Он брел по раскаленной пустыне. Газетная пилотка, свернутая из «Ленинградской правды», давно выгорела, была в рыжих подпалинах. Казалось: вот- вот задымится. Там и сям торчали какие–то одноногие пестрые птицы. Вблизи оказалось, что это зонтики. Он так устал от жары, что даже не удивился: откуда они среди песков? Но сообразил: это спасение. Он будет отдыхать под зонтиками и двигаться дальше. От зонтика к зонтику, глядишь, и до горизонта доберется, а там… На первом зонтике были нарисованы цветы. Они пахли. Он погрузился в сон. Зонтик сомкнулся, сжав спящую жертву. Распахнулись крылья, и зонтик полетел куда–то…

Спящий проснулся от ужаса. Взглянул вниз, и ему захотелось зажмурить глаза.

Под ним полыхал город. Вон Книжная лавка писателей. Ах, Софья Михайловна, извините. Выкуплю заказанные книги в другой раз…

А вдруг зонтик выпустит его?

Он потерял сознание.

Туман в глазах рассеялся. «Где это я?» — растерянно спросил он себя.

Он висел на Адмиралтейской игле. Одной рукой цеплялся за нее, другой — порывался дотянуться до кораблика, распустившего паруса на ее острие. Это ему никак не удавалось, и он снова и снова тянул руку вверх… чтобы о борт кораблика открыть бутылку шампанского. И правда, было бы кстати. Во рту пересохло… Но с другой стороны — положение его было не ахти. Пребывать всю жизнь в подвешенном состоянии — кому не надоест?

«И вечно меня занесет куда–нибудь», — подумал он с неудовольствием и посмотрел вбок, на Невский, бурливший глубоко внизу. Интересно, виден ли он оттуда? Вон у входа в редакцию журнала «Нева», в которой отвергли его автобиографический роман, остановился прохожий в морской форме и пялится в его сторону. Наверно, писатель Конецкий. Ему–то что? Его печатают…

Рука занемела. Особенно левая, держащая шампанское. Бутылка тянула вниз, как колодезная бадья, полная до краев. Уж не швырнуть ли ее Конецкому? Пей, чиф! А он будет висеть тут до посинения и завидовать: везет же людям…

С пронзительной жалостью к себе почувствовал: пальцы его, облепившие Адмиралтейскую иглу, разжимаются. «Нет, надо выбираться из этой истории, пока не поздно!» — забеспокоился Замышляев — и вернулся к действительности, но не нынешней, а позавчерашней.

Она была не лучшей. Сидели вокруг эти старые пердуны, вызванные внезапно воскресшим Лёхой Анчуткиным на совещание, и во все глаза таращились на него.

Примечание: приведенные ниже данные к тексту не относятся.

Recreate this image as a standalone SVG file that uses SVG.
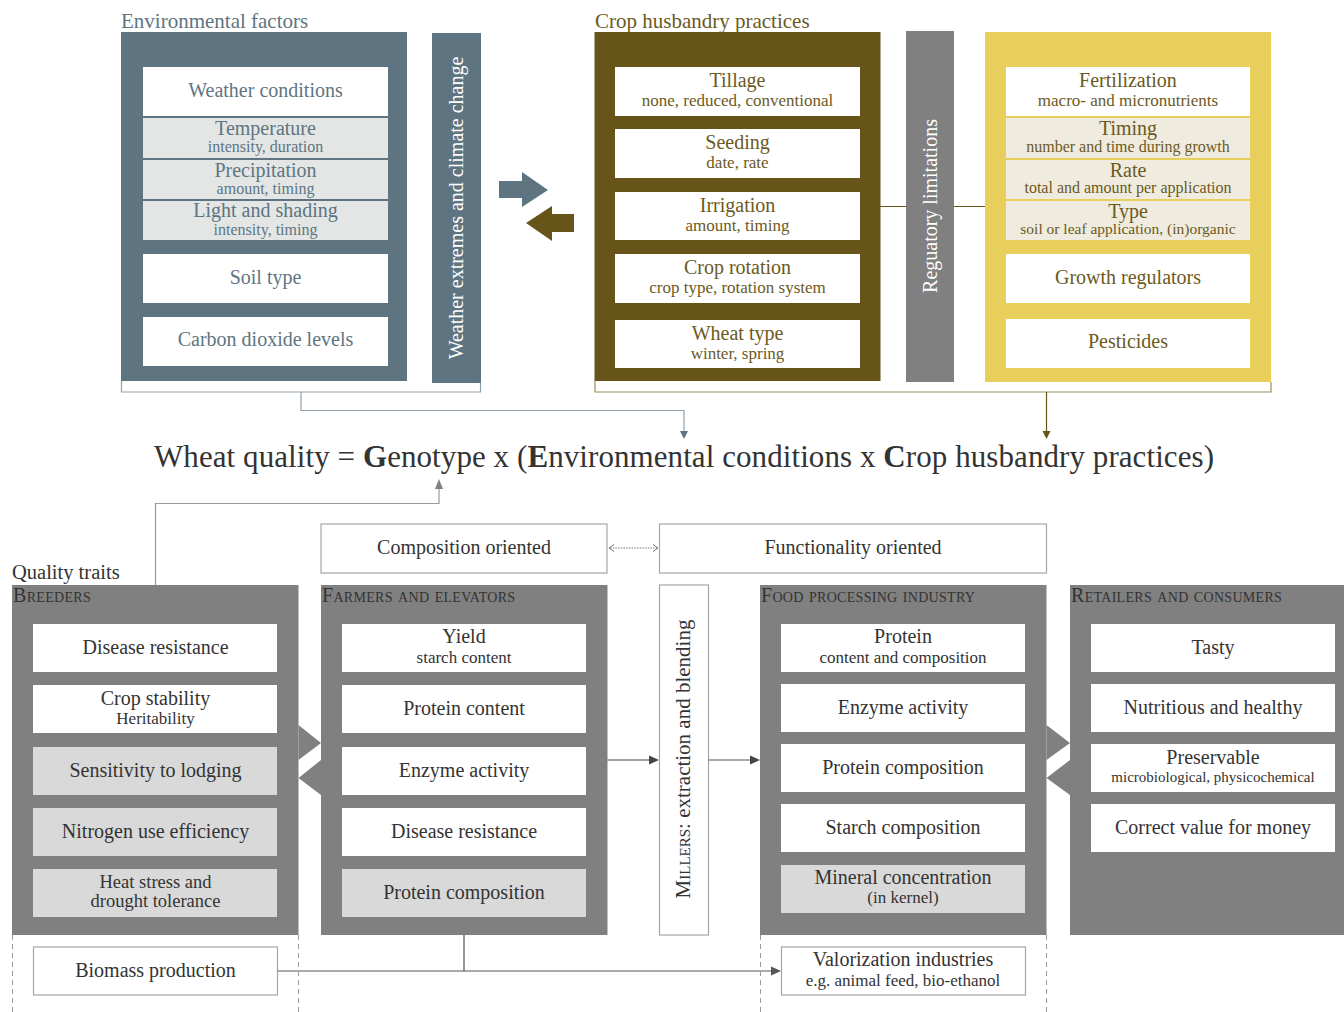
<svg xmlns="http://www.w3.org/2000/svg" width="1344" height="1012" viewBox="0 0 1344 1012">
<style>
text { font-family: "Liberation Serif", "DejaVu Serif", serif; text-anchor: middle; }
.m { font-size: 20px; }
.s { font-size: 17px; }
.s2 { font-size: 16px; }
.env text { fill: #5e7581; }
.crop text, .fert text { fill: #6b5a1e; }
.bot text { fill: #333333; }
.lbl { text-anchor: start; font-size: 21px; }
.hdr { text-anchor: start; font-size: 20px; font-variant: small-caps; letter-spacing: 0.3px; fill: #ffffff; }
.wb { fill: #ffffff; }
.gEnv { fill: #e3e6e5; }
.gFert { fill: #f0ebdf; }
.gBot { fill: #d9d9d9; }
.ob { fill: #ffffff; stroke: #a6a6a6; stroke-width: 1.2; }
.ln { fill: none; stroke-width: 1.2; }
.dash { fill: none; stroke: #9a9a9a; stroke-width: 1; stroke-dasharray: 5 4; }
</style>
<rect x="0" y="0" width="1344" height="1012" fill="#ffffff"/>

<g id="environmental-factors" class="env">
  <text class="lbl" x="121" y="28">Environmental factors</text>
  <rect x="121" y="32" width="286" height="349" fill="#5e7581"/>
  <rect class="wb" x="143" y="67" width="245" height="49"/>
  <text class="m" x="265.5" y="97">Weather conditions</text>
  <rect class="gEnv" x="143" y="118" width="245" height="40"/>
  <text class="m" x="265.5" y="135">Temperature</text>
  <text class="s2" x="265.5" y="152">intensity, duration</text>
  <rect class="gEnv" x="143" y="160" width="245" height="39"/>
  <text class="m" x="265.5" y="176.5">Precipitation</text>
  <text class="s2" x="265.5" y="193.5">amount, timing</text>
  <rect class="gEnv" x="143" y="201" width="245" height="39"/>
  <text class="m" x="265.5" y="216.5">Light and shading</text>
  <text class="s2" x="265.5" y="234.5">intensity, timing</text>
  <rect class="wb" x="143" y="254" width="245" height="49"/>
  <text class="m" x="265.5" y="284">Soil type</text>
  <rect class="wb" x="143" y="317" width="245" height="49"/>
  <text class="m" x="265.5" y="346">Carbon dioxide levels</text>
</g>

<g id="weather-extremes">
  <rect x="432" y="33" width="49" height="350" fill="#5e7581"/>
  <text class="m" transform="translate(463,208) rotate(-90)" fill="#ffffff">Weather extremes and climate change</text>
</g>

<g id="crop-husbandry" class="crop">
  <text class="lbl" x="595" y="28">Crop husbandry practices</text>
  <rect x="594.5" y="32" width="286" height="349" fill="#675419"/>
  <rect class="wb" x="615" y="67" width="245" height="49"/>
  <text class="m" x="737.5" y="86.5">Tillage</text>
  <text class="s" x="737.5" y="105.5">none, reduced, conventional</text>
  <rect class="wb" x="615" y="129" width="245" height="49"/>
  <text class="m" x="737.5" y="148.5">Seeding</text>
  <text class="s" x="737.5" y="167.5">date, rate</text>
  <rect class="wb" x="615" y="192" width="245" height="48"/>
  <text class="m" x="737.5" y="211.5">Irrigation</text>
  <text class="s" x="737.5" y="230.5">amount, timing</text>
  <rect class="wb" x="615" y="254" width="245" height="49"/>
  <text class="m" x="737.5" y="273.5">Crop rotation</text>
  <text class="s" x="737.5" y="292.5">crop type, rotation system</text>
  <rect class="wb" x="615" y="320" width="245" height="48"/>
  <text class="m" x="737.5" y="339.5">Wheat type</text>
  <text class="s" x="737.5" y="358.5">winter, spring</text>
</g>

<g id="regulatory-limitations">
  <rect x="906" y="31" width="48" height="351" fill="#808080"/>
  <text class="m" transform="translate(937,206) rotate(-90)" fill="#ffffff">Reguatory limitations</text>
</g>

<g id="fertilization" class="fert">
  <rect x="985" y="32" width="286" height="350" fill="#e8cf5c"/>
  <rect class="wb" x="1006" y="67" width="244" height="49"/>
  <text class="m" x="1128" y="86.5">Fertilization</text>
  <text class="s" x="1128" y="105.5">macro- and micronutrients</text>
  <rect class="gFert" x="1006" y="118" width="244" height="40"/>
  <text class="m" x="1128" y="135">Timing</text>
  <text class="s2" x="1128" y="152">number and time during growth</text>
  <rect class="gFert" x="1006" y="160" width="244" height="39"/>
  <text class="m" x="1128" y="176.5">Rate</text>
  <text class="s2" x="1128" y="193">total and amount per application</text>
  <rect class="gFert" x="1006" y="201" width="244" height="39"/>
  <text class="m" x="1128" y="217.5">Type</text>
  <text x="1128" y="234" font-size="15.5">soil or leaf application, (in)organic</text>
  <rect class="wb" x="1006" y="254" width="244" height="49"/>
  <text class="m" x="1128" y="284">Growth regulators</text>
  <rect class="wb" x="1006" y="319" width="244" height="49"/>
  <text class="m" x="1128" y="348">Pesticides</text>
</g>

<g id="equation">
  <text x="684" y="467" font-size="31" fill="#333333" textLength="1060" lengthAdjust="spacing">Wheat quality = <tspan font-weight="bold">G</tspan>enotype x (<tspan font-weight="bold">E</tspan>nvironmental conditions x <tspan font-weight="bold">C</tspan>rop husbandry practices)</text>
</g>

<g id="composition-oriented" class="bot">
  <rect class="ob" x="321" y="524" width="286" height="49"/>
  <text class="m" x="464" y="554">Composition oriented</text>
</g>
<g id="functionality-oriented" class="bot">
  <rect class="ob" x="659.5" y="524" width="387" height="49"/>
  <text class="m" x="853" y="554">Functionality oriented</text>
</g>

<g id="breeders" class="bot">
  <text x="12" y="579" font-size="20.5" style="text-anchor: start;" fill="#444444">Quality traits</text>
  <rect x="12" y="585" width="286.5" height="350" fill="#808080"/>
  <text class="hdr" x="13" y="602">Breeders</text>
  <rect class="wb" x="33" y="624" width="244" height="48"/>
  <text class="m" x="155.5" y="654">Disease resistance</text>
  <rect class="wb" x="33" y="685" width="244" height="48"/>
  <text class="m" x="155.5" y="704.5">Crop stability</text>
  <text class="s" x="155.5" y="723.5">Heritability</text>
  <rect class="gBot" x="33" y="747" width="244" height="48"/>
  <text class="m" x="155.5" y="777">Sensitivity to lodging</text>
  <rect class="gBot" x="33" y="808" width="244" height="48"/>
  <text class="m" x="155.5" y="838">Nitrogen use efficiency</text>
  <rect class="gBot" x="33" y="869" width="244" height="48"/>
  <text x="155.5" y="888" font-size="18.5">Heat stress and</text>
  <text x="155.5" y="907" font-size="18.5">drought tolerance</text>
</g>

<g id="farmers" class="bot">
  <rect x="321" y="585" width="286.5" height="350" fill="#808080"/>
  <text class="hdr" x="322" y="602">Farmers and elevators</text>
  <rect class="wb" x="342" y="624" width="244" height="48"/>
  <text class="m" x="464" y="643">Yield</text>
  <text class="s" x="464" y="662.5">starch content</text>
  <rect class="wb" x="342" y="685" width="244" height="48"/>
  <text class="m" x="464" y="715">Protein content</text>
  <rect class="wb" x="342" y="747" width="244" height="48"/>
  <text class="m" x="464" y="777">Enzyme activity</text>
  <rect class="wb" x="342" y="808" width="244" height="48"/>
  <text class="m" x="464" y="838">Disease resistance</text>
  <rect class="gBot" x="342" y="869" width="244" height="48"/>
  <text class="m" x="464" y="899">Protein composition</text>
</g>

<g id="millers" class="bot">
  <rect class="ob" x="659.5" y="585" width="49" height="350"/>
  <text transform="translate(690,759) rotate(-90)" font-size="21"><tspan style="font-variant: small-caps;">Millers</tspan>: extraction and blending</text>
</g>

<g id="food-processing" class="bot">
  <rect x="760" y="585" width="286.5" height="350" fill="#808080"/>
  <text class="hdr" x="761" y="602">Food processing industry</text>
  <rect class="wb" x="781" y="624" width="244" height="48"/>
  <text class="m" x="903" y="643">Protein</text>
  <text class="s" x="903" y="662.5">content and composition</text>
  <rect class="wb" x="781" y="684" width="244" height="48"/>
  <text class="m" x="903" y="714">Enzyme activity</text>
  <rect class="wb" x="781" y="744" width="244" height="48"/>
  <text class="m" x="903" y="774">Protein composition</text>
  <rect class="wb" x="781" y="804" width="244" height="48"/>
  <text class="m" x="903" y="834">Starch composition</text>
  <rect class="gBot" x="781" y="865" width="244" height="48"/>
  <text class="m" x="903" y="884">Mineral concentration</text>
  <text class="s" x="903" y="903">(in kernel)</text>
</g>

<g id="retailers" class="bot">
  <rect x="1070" y="585" width="274" height="350" fill="#808080"/>
  <text class="hdr" x="1071" y="602">Retailers and consumers</text>
  <rect class="wb" x="1091" y="624" width="244" height="48"/>
  <text class="m" x="1213" y="654">Tasty</text>
  <rect class="wb" x="1091" y="684" width="244" height="48"/>
  <text class="m" x="1213" y="714">Nutritious and healthy</text>
  <rect class="wb" x="1091" y="744" width="244" height="48"/>
  <text class="m" x="1213" y="764">Preservable</text>
  <text x="1213" y="782" font-size="15">microbiological, physicochemical</text>
  <rect class="wb" x="1091" y="804" width="244" height="48"/>
  <text class="m" x="1213" y="834">Correct value for money</text>
</g>

<g id="biomass-production" class="bot">
  <rect class="ob" x="33.5" y="947" width="244" height="48"/>
  <text class="m" x="155.5" y="977">Biomass production</text>
</g>
<g id="valorization-industries" class="bot">
  <rect class="ob" x="781.5" y="947" width="244" height="48"/>
  <text class="m" x="903" y="966">Valorization industries</text>
  <text class="s" x="903" y="986">e.g. animal feed, bio-ethanol</text>
</g>

<g id="connectors">
  <path class="ln" stroke="#8fa1ab" d="M121.5,381 V392 H480.5 V383"/>
  <path class="ln" stroke="#8fa1ab" d="M301,392 V410.5 H684 V431"/>
  <polygon points="684,439 680,431 688,431" fill="#5e7581"/>
  <path class="ln" stroke="#9a8d5a" d="M595,381 V392 H1271 V382"/>
  <path class="ln" stroke="#675419" d="M1046.5,392 V431"/>
  <polygon points="1046.5,439 1042.5,431 1050.5,431" fill="#675419"/>
  <path class="ln" stroke="#675419" d="M880,206.5 H906 M954,206.5 H985"/>
  <polygon points="499,181 522,181 522,172 548,190 522,207 522,198 499,198" fill="#5e7581"/>
  <polygon points="574,214 552,214 552,206 526,223 552,241 552,232 574,232" fill="#675419"/>
  <path class="ln" stroke="#9a9a9a" d="M155.5,585 V503.5 H439 V488"/>
  <polygon points="439,479 435,489 443,489" fill="#808080"/>
  <path fill="none" stroke="#555555" stroke-width="0.8" stroke-dasharray="1.5 1.2" d="M610,548 H657"/>
  <path fill="none" stroke="#555555" stroke-width="0.8" d="M614,544.5 L609,548 L614,551.5 M653,544.5 L658,548 L653,551.5"/>
  <polygon points="298.5,725 321,743 298.5,760" fill="#808080"/>
  <polygon points="321,760 298.5,778 321,795" fill="#808080"/>
  <polygon points="1046.5,725 1070,743 1046.5,760" fill="#808080"/>
  <polygon points="1070,760 1046.5,778 1070,795" fill="#808080"/>
  <path class="ln" stroke="#444444" stroke-width="1.5" d="M607.5,760 H650"/>
  <polygon points="659,760 649,755.5 649,764.5" fill="#444444"/>
  <path class="ln" stroke="#555555" d="M708.5,760 H751"/>
  <polygon points="760,760 750,755.5 750,764.5" fill="#444444"/>
  <path class="ln" stroke="#555555" stroke-width="1.5" d="M277.5,971 H772 M464,935 V971"/>
  <polygon points="781,971 771,966.5 771,975.5" fill="#555555"/>
  <path class="dash" d="M12.5,935 V1012 M298.5,935 V1012 M760.5,935 V1012 M1046.5,935 V1012"/>
</g>
</svg>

— Сезон грез, — безошибочно определил диагноз Лопаткин, главный специалист по общественным болезням.

— Так как мы люди цивилизованные… — начал смещенный со своего поста Порча.

— Необходимо принять жесткие меры! — с металлом в голосе закончил Каблук.

— Будьте свидетелями! — торжественно обвел присутствующих взглядом Бумазеенко.

Он задумался… Да, Замышляев снова задумался. Он был далеко… То ли в Риме, то ли в Древней Иудее, то ли захотелось распить бутылку воображаемого шампанского с Филоном Александрийским, оставив Конецкого в полном недоумении у входа в редакцию журнала «Нева».

Очнулся в любимом месте: у сфинксов напротив Академии художеств. Ему представилось: Ева сдает экзамены в институт Репина, а он крутит сфинксам хвосты, как называл это свое времяпрепровождение.